Debt and dependency risks: Infrastructure investments can bring benefits — but they can also leave partner countries with heavy debts and leverage to Beijing.
Strategic competition: Regions like Southeast Asia, Africa, and the Indo-Pacific will increasingly see competition between Chinese influence and that of Western-aligned powers.
Alternative paradigms of governance: China offers a model that ties economic growth with strong state control and technological oversight. Some countries may find that model appealing—or dangerous. 

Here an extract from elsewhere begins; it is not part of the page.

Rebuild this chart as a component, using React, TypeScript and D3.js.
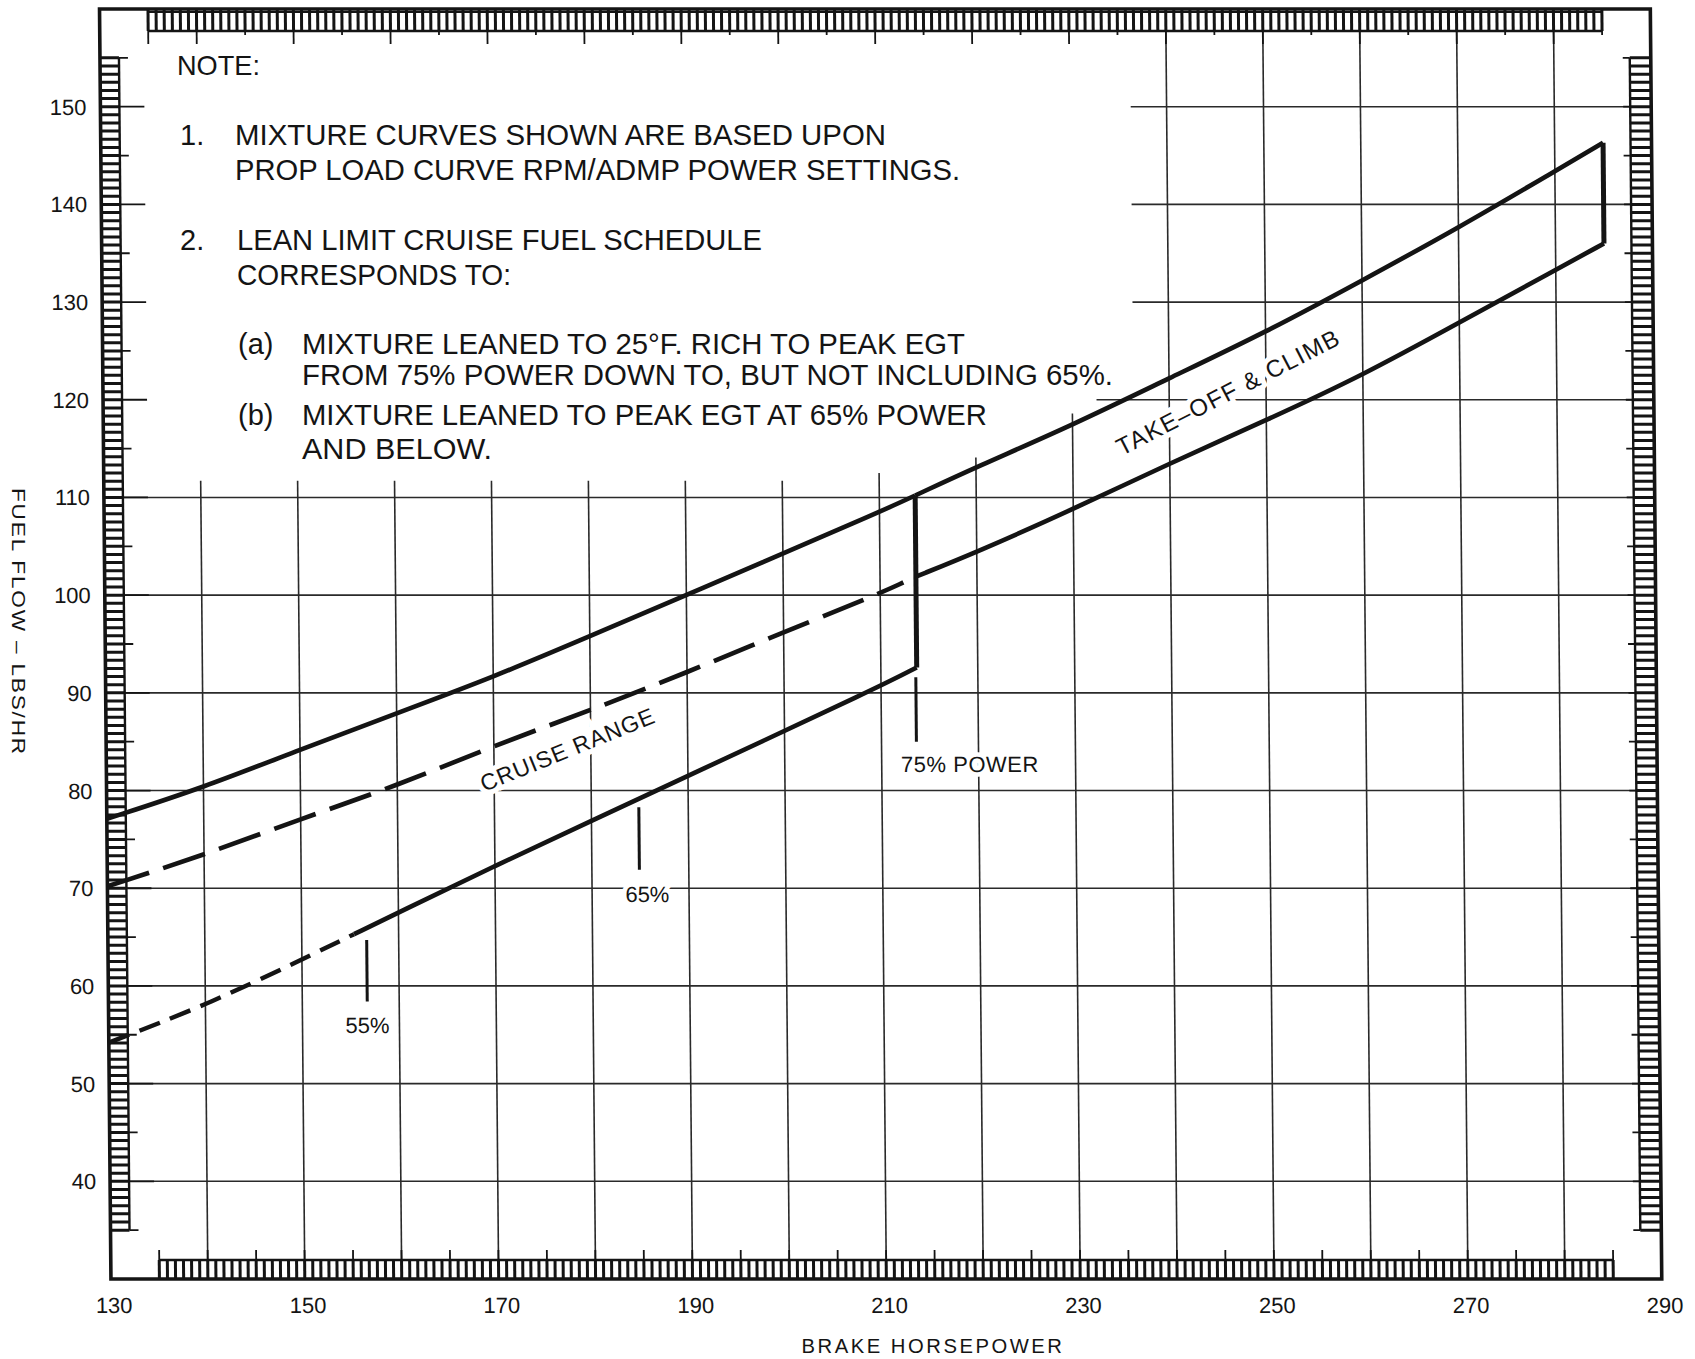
import React from "react";
import * as d3 from "d3";

const WIDTH = 1695;
const HEIGHT = 1359;

// ---- axes ----
const xTickValues = [130, 150, 170, 190, 210, 230, 250, 270, 290];
const yTickValues = [40, 50, 60, 70, 80, 90, 100, 110, 120, 130, 140, 150];
const xGridValues = [140, 150, 160, 170, 180, 190, 200, 210, 220, 230, 240, 250, 260, 270, 280];
const yGridValues = [40, 50, 60, 70, 80, 90, 100, 110, 120, 130, 140, 150];

// ---- series (brake horsepower -> fuel flow lbs/hr) ----
const richHp = [130, 140, 150, 160, 170, 180, 190, 210, 213.7];
const richFlow = [77.1, 80.3, 84.2, 87.9, 91.6, 95.8, 100.0, 108.5, 110.2];

const takeoffUpperHp = [213.7, 220, 230, 240, 250, 260, 270, 280, 285];
const takeoffUpperFlow = [110.2, 113.1, 117.4, 122.2, 126.9, 132.2, 137.6, 143.4, 146.3];

const takeoffLowerHp = [213.7, 220, 230, 240, 250, 260, 270, 280, 285];
const takeoffLowerFlow = [101.9, 104.4, 108.8, 113.5, 117.9, 122.5, 127.9, 133.3, 136.0];

const lean25Hp = [130, 140, 150, 160, 170, 180, 190, 200, 210, 212.4];
const lean25Flow = [70.2, 73.4, 77.1, 80.5, 84.6, 88.2, 92.1, 96.2, 100.2, 101.3];

const peakEgtHp = [130, 140, 150, 155.4, 160, 170, 180, 190, 210, 213.7];
const peakEgtFlow = [54.2, 58.0, 62.7, 65.3, 67.5, 72.3, 76.9, 81.5, 90.7, 92.6];
const peakEgtDashedUntil = 155.4;

// ---- power markers ----
const markLabels = ["55%", "65%", "75% POWER"];
const markHp = [156.7, 184.9, 213.6];
const markTopFlow = [64.7, 78.3, 91.6];
const markBottomFlow = [58.4, 71.9, 85.0];
const markLabelHp = [156.7, 185.7, 219.1];
const markLabelFlow = [55.2, 68.6, 81.9];

// ---- band labels ----
const bandLabels = ["CRUISE RANGE", "TAKE\u2013OFF & CLIMB"];
const bandHp = [177.6, 246.1];
const bandFlow = [84.2, 120.8];
const bandAngle = [-22, -27];

// ---- area behind the note (grid blanked) ----
const noteMaskHp = [130, 236.3, 236.3, 232.5, 232.5, 225, 225, 215, 215, 205, 205, 130];
const noteMaskFlow = [160, 160, 121.5, 121.5, 118.6, 118.6, 114.1, 114.1, 112.5, 112.5, 111.7, 111.7];

// ---- note text ----
const noteTexts = [
  "NOTE:",
  "1.",
  "MIXTURE CURVES SHOWN ARE BASED UPON",
  "PROP LOAD CURVE RPM/ADMP POWER SETTINGS.",
  "2.",
  "LEAN LIMIT CRUISE FUEL SCHEDULE",
  "CORRESPONDS TO:",
  "(a)",
  "MIXTURE LEANED TO 25\u00B0F. RICH TO PEAK EGT",
  "FROM 75% POWER DOWN TO, BUT NOT INCLUDING 65%.",
  "(b)",
  "MIXTURE LEANED TO PEAK EGT AT 65% POWER",
  "AND BELOW.",
];
const noteX = [177, 180, 235, 235, 180, 237, 237, 238, 302, 302, 238, 302, 302];
const noteY = [75, 145, 145, 180, 250, 250, 285, 354, 354, 385, 425, 425, 459];
const noteEnd = [260, 0, 886, 960, 0, 762, 511, 0, 965, 1113, 0, 987, 492];

const FONT = "'Liberation Sans', Arial, Helvetica, sans-serif";
const INK = "#141414";
const SKEW = 0.009;

export default function App() {
  const x = d3.scaleLinear().domain([130, 290]).range([105.2, 1656]);
  const y = d3.scaleLinear().domain([30, 160]).range([1279, 9]);

  const line = d3
    .line<[number, number]>()
    .x((d) => x(d[0]))
    .y((d) => y(d[1]))
    .curve(d3.curveBasis);

  const zip = (a: number[], b: number[]) => a.map((v, i) => [v, b[i]] as [number, number]);

  const rich = zip(richHp, richFlow);
  const tUp = zip(takeoffUpperHp, takeoffUpperFlow);
  const tLo = zip(takeoffLowerHp, takeoffLowerFlow);
  const lean = zip(lean25Hp, lean25Flow);
  const peak = zip(peakEgtHp, peakEgtFlow);
  const peakDashed = peak.filter((d) => d[0] <= peakEgtDashedUntil);
  const peakSolid = peak.filter((d) => d[0] >= peakEgtDashedUntil);

  const x0 = x(130), x1 = x(290), yTop = y(160), yBot = y(30);

  // rulers
  const PITCH = 5 / 6;
  const rungs = (a: number, b: number) => {
    const n = Math.round((b - a) / PITCH);
    return d3.range(n + 1).map((i) => a + (i * (b - a)) / n);
  };
  const hRung = rungs(135, 285);
  const vRung = rungs(35, 155);
  const hTicks = d3.range(135, 286, 5);
  const vTicks = d3.range(35, 156, 5);
  const TOPW = 22, BOTW = 19, LEFTW = 19, RIGHTW = 21;

  const maskPts = noteMaskHp.map((h, i) => `${x(h)},${y(noteMaskFlow[i])}`).join(" ");

  const skewDeg = (Math.atan(SKEW) * 180) / Math.PI;

  const bandText = (halo: boolean) =>
    bandLabels.map((t, i) => (
      <text
        key={"b" + i + halo}
        x={x(bandHp[i])}
        y={y(bandFlow[i])}
        transform={`rotate(${bandAngle[i]},${x(bandHp[i])},${y(bandFlow[i])})`}
        textAnchor="middle"
        dominantBaseline="central"
        fontFamily={FONT}
        fontSize={i === 0 ? 23 : 24}
        letterSpacing={i === 0 ? 1 : 1.5}
        fill={halo ? "white" : INK}
        stroke={halo ? "white" : "none"}
        strokeWidth={halo ? 10 : 0}
      >
        {t}
      </text>
    ));

  const markText = (halo: boolean) =>
    markLabels.map((t, i) => (
      <text
        key={"m" + i + halo}
        x={x(markLabelHp[i])}
        y={y(markLabelFlow[i])}
        textAnchor="middle"
        fontFamily={FONT}
        fontSize={22}
        letterSpacing={i === 2 ? 0.5 : 0}
        fill={halo ? "white" : INK}
        stroke={halo ? "white" : "none"}
        strokeWidth={halo ? 9 : 0}
      >
        {t}
      </text>
    ));

  return (
    <svg
      width={WIDTH}
      height={HEIGHT}
      viewBox={`0 0 ${WIDTH} ${HEIGHT}`}
      style={{ position: "absolute", left: 0, top: 0, display: "block", background: "white" }}
    >
      <rect x={0} y={0} width={WIDTH} height={HEIGHT} fill="white" />
      <g transform={`translate(${-SKEW * 640},0) skewX(${skewDeg})`}>
        {/* grid */}
        <g stroke="#2a2a2a" strokeWidth={1.6}>
          {xGridValues.map((v) => (
            <line key={"gx" + v} x1={x(v)} x2={x(v)} y1={yTop} y2={yBot} />
          ))}
          {yGridValues.map((v) => (
            <line key={"gy" + v} x1={x0} x2={x1} y1={y(v)} y2={y(v)} />
          ))}
        </g>
        {/* blank area behind note */}
        <polygon points={maskPts} fill="white" />

        {/* halos for labels */}
        {bandText(true)}
        {markText(true)}

        {/* rulers */}
        <g stroke={INK}>
          {/* top */}
          <rect x={x(135)} y={yTop} width={x(285) - x(135)} height={TOPW} fill="white" stroke="none" />
          <line x1={x(135)} x2={x(285)} y1={yTop + TOPW} y2={yTop + TOPW} strokeWidth={2.4} />
          <line x1={x(135)} x2={x(285)} y1={yTop + 3} y2={yTop + 3} strokeWidth={1.8} />
          {hRung.map((v, i) => (
            <line key={"tr" + i} x1={x(v)} x2={x(v)} y1={yTop} y2={yTop + TOPW} strokeWidth={3} />
          ))}
          {hTicks.map((v) => (
            <line
              key={"tt" + v}
              x1={x(v)}
              x2={x(v)}
              y1={yTop + TOPW}
              y2={yTop + TOPW + (v % 10 === 0 || v === 135 ? 13 : 4)}
              strokeWidth={1.8}
            />
          ))}
          {/* bottom */}
          <rect x={x(135)} y={yBot - BOTW} width={x(285) - x(135)} height={BOTW} fill="white" stroke="none" />
          <line x1={x(135)} x2={x(285)} y1={yBot - BOTW} y2={yBot - BOTW} strokeWidth={2.4} />
          {hRung.map((v, i) => (
            <line key={"br" + i} x1={x(v)} x2={x(v)} y1={yBot - BOTW} y2={yBot} strokeWidth={3} />
          ))}
          {hTicks.map((v) => (
            <line key={"bt" + v} x1={x(v)} x2={x(v)} y1={yBot - BOTW} y2={yBot - BOTW - 10} strokeWidth={1.8} />
          ))}
          {/* left */}
          <rect x={x0} y={y(155)} width={LEFTW} height={y(35) - y(155)} fill="white" stroke="none" />
          <line x1={x0 + LEFTW} x2={x0 + LEFTW} y1={y(155)} y2={y(35)} strokeWidth={2.4} />
          {vRung.map((v, i) => (
            <line key={"lr" + i} x1={x0} x2={x0 + LEFTW} y1={y(v)} y2={y(v)} strokeWidth={3} />
          ))}
          {vTicks.map((v) => (
            <line
              key={"lt" + v}
              x1={x0 + LEFTW}
              x2={x0 + LEFTW + (v % 10 === 0 ? 25 : 9)}
              y1={y(v)}
              y2={y(v)}
              strokeWidth={1.8}
            />
          ))}
          {/* right */}
          <rect x={x1 - RIGHTW} y={y(155)} width={RIGHTW} height={y(35) - y(155)} fill="white" stroke="none" />
          <line x1={x1 - RIGHTW} x2={x1 - RIGHTW} y1={y(155)} y2={y(35)} strokeWidth={2.4} />
          {vRung.map((v, i) => (
            <line key={"rr" + i} x1={x1 - RIGHTW} x2={x1} y1={y(v)} y2={y(v)} strokeWidth={3} />
          ))}
          {vTicks.map((v) => (
            <line key={"rt" + v} x1={x1 - RIGHTW} x2={x1 - RIGHTW - 7} y1={y(v)} y2={y(v)} strokeWidth={1.8} />
          ))}
        </g>

        {/* frame */}
        <rect x={x0} y={yTop} width={x1 - x0} height={yBot - yTop} fill="none" stroke={INK} strokeWidth={3.6} />

        {/* curves */}
        <g fill="none" stroke={INK} strokeLinecap="butt" strokeLinejoin="miter">
          <path d={line(rich) || ""} strokeWidth={4.6} />
          <path d={line(tUp) || ""} strokeWidth={4.6} />
          <path d={line(tLo) || ""} strokeWidth={4.6} />
          <path d={line(lean) || ""} strokeWidth={4.6} strokeDasharray="44 15" />
          <path d={line(peakDashed) || ""} strokeWidth={4.4} strokeDasharray="22 11" />
          <path d={line(peakSolid) || ""} strokeWidth={4.6} />
          {/* 75% power step */}
          <line
            x1={x(richHp[richHp.length - 1])}
            x2={x(richHp[richHp.length - 1])}
            y1={y(richFlow[richFlow.length - 1])}
            y2={y(peakEgtFlow[peakEgtFlow.length - 1])}
            strokeWidth={5}
          />
          {/* take-off right edge */}
          <line
            x1={x(takeoffUpperHp[takeoffUpperHp.length - 1])}
            x2={x(takeoffLowerHp[takeoffLowerHp.length - 1])}
            y1={y(takeoffUpperFlow[takeoffUpperFlow.length - 1])}
            y2={y(takeoffLowerFlow[takeoffLowerFlow.length - 1])}
            strokeWidth={5}
          />
          {/* power marks */}
          {markHp.map((h, i) => (
            <line key={"pm" + i} x1={x(h)} x2={x(h)} y1={y(markTopFlow[i])} y2={y(markBottomFlow[i])} strokeWidth={3} />
          ))}
        </g>

        {/* labels */}
        {bandText(false)}
        {markText(false)}

        {/* tick labels */}
        <g fontFamily={FONT} fontSize={22} fill={INK}>
          {yTickValues.map((v) => (
            <text key={"yl" + v} x={x0 - 14} y={y(v) + 8} textAnchor="end">
              {v}
            </text>
          ))}
          {xTickValues.map((v) => (
            <text key={"xl" + v} x={x(v) + 3} y={yBot + 34} textAnchor="middle">
              {v}
            </text>
          ))}
        </g>
      </g>

      {/* axis titles */}
      <text
        x={933}
        y={1353}
        textAnchor="middle"
        fontFamily={FONT}
        fontSize={20}
        letterSpacing={2.5}
        fill={INK}
        textLength={263}
        lengthAdjust="spacingAndGlyphs"
      >
        BRAKE HORSEPOWER
      </text>
      <text
        x={18}
        y={622}
        transform="rotate(90,18,622)"
        textAnchor="middle"
        dominantBaseline="central"
        fontFamily={FONT}
        fontSize={19}
        letterSpacing={1.5}
        fill={INK}
        textLength={268}
        lengthAdjust="spacingAndGlyphs"
      >
        FUEL FLOW – LBS/HR
      </text>

      {/* note */}
      <g fontFamily={FONT} fill={INK}>
        {noteTexts.map((t, i) => (
          <text
            key={"n" + i}
            x={noteX[i]}
            y={noteY[i]}
            fontSize={i === 0 ? 27.5 : 29}
            {...(noteEnd[i] > 0
              ? { textLength: noteEnd[i] - noteX[i], lengthAdjust: "spacingAndGlyphs" }
              : {})}
          >
            {t}
          </text>
        ))}
      </g>
    </svg>
  );
}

Technological race: As China pushes ahead in AI, clean tech, digital platforms and satellites, the rest of the world will face deeper strategic implications: who sets the rules, who controls the infrastructure, who governs the data.
7. The Flip Side: Challenges & Limitations
While China’s rise is powerful, it is not without its headwinds and vulnerabilities. Recognising these helps provide balance to the narrative of “dominance.”
Economic growth is slowing. Transitioning from high-growth to a mature economy is hard and fraught with structural risk.
Demographics: China faces an aging population, lower birth rates and rising social welfare burdens — all of which could hamper future capacity.
Technological barriers: Despite progress, China still imports advanced chips and faces export controls. Full autonomy is not yet achieved.
Geopolitical push-back: Many countries are wary of debt traps, strategic dependencies and Chinese influence. They may diversify away or resist.
Reputation & trust: Differences in governance norms, human rights, transparency and rule of law may create friction in partnerships.
8. What Does This Mean for You?
For businesses, policymakers and citizens around the world—including in India—China’s rise is not a distant story. It impacts supply chains, trade flows, investment landscapes, technology access and strategic alignments.
If you’re in manufacturing or tech, ask: how dependent are you on Chinese inputs or markets?
If you work in strategy or policy, ask: how is your country positioning itself between China’s network and the Western-led system?
If you’re a curious citizen: this is a time of transition—global power is shifting. Understanding China’s role helps make sense of the turbulence.
The stage is set. The Red Dragon is rising. The question is: will the world flow into China’s orbit — or will alternate centres of power and resilience counter-balance it? Either way, it’s clear: China’s dominance strategy is not just about economics. It’s about shaping the 21st century.